If you are a utility, run the avoided-cost comparison first: the marginal cost of source protection against the capital and operating cost of the treatment or storage it defers. That number usually makes the case on its own.
If you are a government, the leverage is convening the beneficiaries and pricing the source so protection competes for capital on the same terms as gray infrastructure.
If you are a regional collaborative or watershed council, you already hold the relationships; the missing piece is the vehicle that turns shared dependence into shared, upfront funding tied to the actual source.
If you are an investor, the durable position is upstream — in the asset that makes water, not the shortage everyone else is bidding on. See how the source is valued at natural capital.
To talk through a specific watershed, headwaters parcel, or snowpack-dependent supply, reach out about source-water protection.
frequently asked questions
why is snowpack declining?
Snowpack declines when less precipitation falls as snow and when what accumulates melts earlier. Warmer temperatures shift precipitation toward rain and advance melt timing, and in dust-affected basins such as the Upper Colorado, dust darkens the snow and accelerates melt by roughly three to seven weeks (Painter et al., 2010). The result is less natural storage and earlier runoff, so supply tightens before summer demand peaks — even when total precipitation changes little.
how does protecting headwaters help water supply?
Headwaters make up an estimated 70–80% of total stream length, so protecting them safeguards the quality, timing, and drought-season reliability of nearly the entire downstream network; paired with active fuels work, it also curbs the catastrophic-fire sediment that can foul reservoirs and shut down treatment. Note the limit: protection safeguards the water a source already delivers; adding usable water — more late-season baseflow — comes from restoring retention in meadows, wetlands, floodplains, soil, and managed aquifer recharge.
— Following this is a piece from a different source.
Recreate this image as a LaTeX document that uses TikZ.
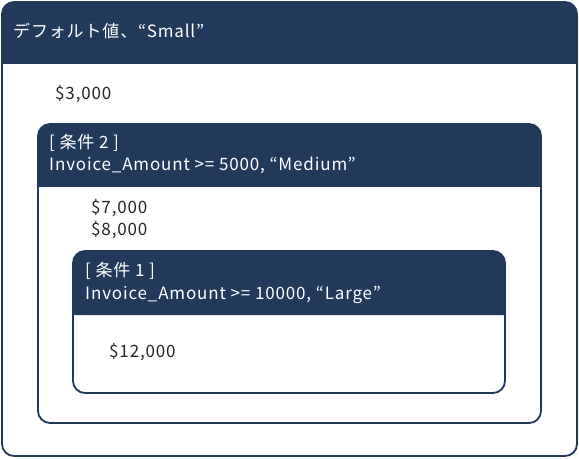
\documentclass[tikz,border=0pt]{standalone}
\usepackage{fontspec}
\setmainfont{Noto Sans CJK JP}[LetterSpace=5]
\usepackage{tikz}
\definecolor{navy}{HTML}{213A5C}
\definecolor{bodytext}{HTML}{262626}

\tikzset{
  frame/.style={draw=navy, line width=1.8bp, rounded corners=12bp},
  headfill/.style={fill=navy},
  headtext/.style={anchor=base west, inner sep=0pt, text=white,
    font=\fontsize{17bp}{22bp}\selectfont},
  amount/.style={anchor=base west, inner sep=0pt, text=bodytext,
    font=\fontsize{17bp}{22bp}\selectfont}
}

\begin{document}
\begin{tikzpicture}[x=1bp, y=-1bp]
\useasboundingbox (0,0) rectangle (579,459);

% outer panel (default)
\fill[headfill] (2,64) {[rounded corners=12bp] -- (2,2) -- (577,2)} -- (577,64) -- cycle;
\draw[frame] (2,2) rectangle (577,456);
\node[headtext] (defhead) at (13,38) {デフォルト値、“Small”};
\node[amount] (amt3000) at (55,100) {\$3,000};

% middle panel (condition 2)
\fill[headfill] (38,187) {[rounded corners=12bp] -- (38,124) -- (541,124)} -- (541,187) -- cycle;
\draw[frame] (38,124) rectangle (541,423);
\node[headtext] (cond2) at (49,149) {[ 条件 2 ]};
\node[headtext] (rule2) at (49,171) {Invoice\_Amount >= 5000, “Medium”};
\node[amount] (amt7000) at (91,214) {\$7,000};
\node[amount] (amt8000) at (91,236) {\$8,000};

% inner panel (condition 1)
\fill[headfill] (73,315) {[rounded corners=12bp] -- (73,251) -- (505,251)} -- (505,315) -- cycle;
\draw[frame] (73,251) rectangle (505,393);
\node[headtext] (cond1) at (85,277) {[ 条件 1 ]};
\node[headtext] (rule1) at (85,299) {Invoice\_Amount >= 10000, “Large”};
\node[amount] (amt12000) at (109,357) {\$12,000};
\end{tikzpicture}
\end{document}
what is managed aquifer recharge?
Managed aquifer recharge (MAR) is the deliberate practice of putting surface water underground — by spreading it in basins or injecting it — to bank wet-year water for dry years. It works best in shallow, permeable aquifers whose recharge zones are protected. Deep, fossil, or slow karst systems recharge far more slowly, so for those the priority is reducing withdrawal while protecting what recharge exists.
why are reservoir levels low even in normal-precipitation years?
Partly because storage depends on timing, not just totals: when snowpack melts weeks early, runoff can arrive before demand and pass through smaller or run-of-river systems before summer. (Large carryover reservoirs like Mead and Powell are different — they're drawn down by multi-year deficits and demand, not one year's melt timing.) Snowpack decline also cuts totals, not only timing, as more water sublimates or evaporates. Either way, protecting the natural storage at the top complements the built storage at the bottom. For utilities, doing so can also defer the cost of new treatment or storage — the avoided-cost case, distinct from the natural cap rate.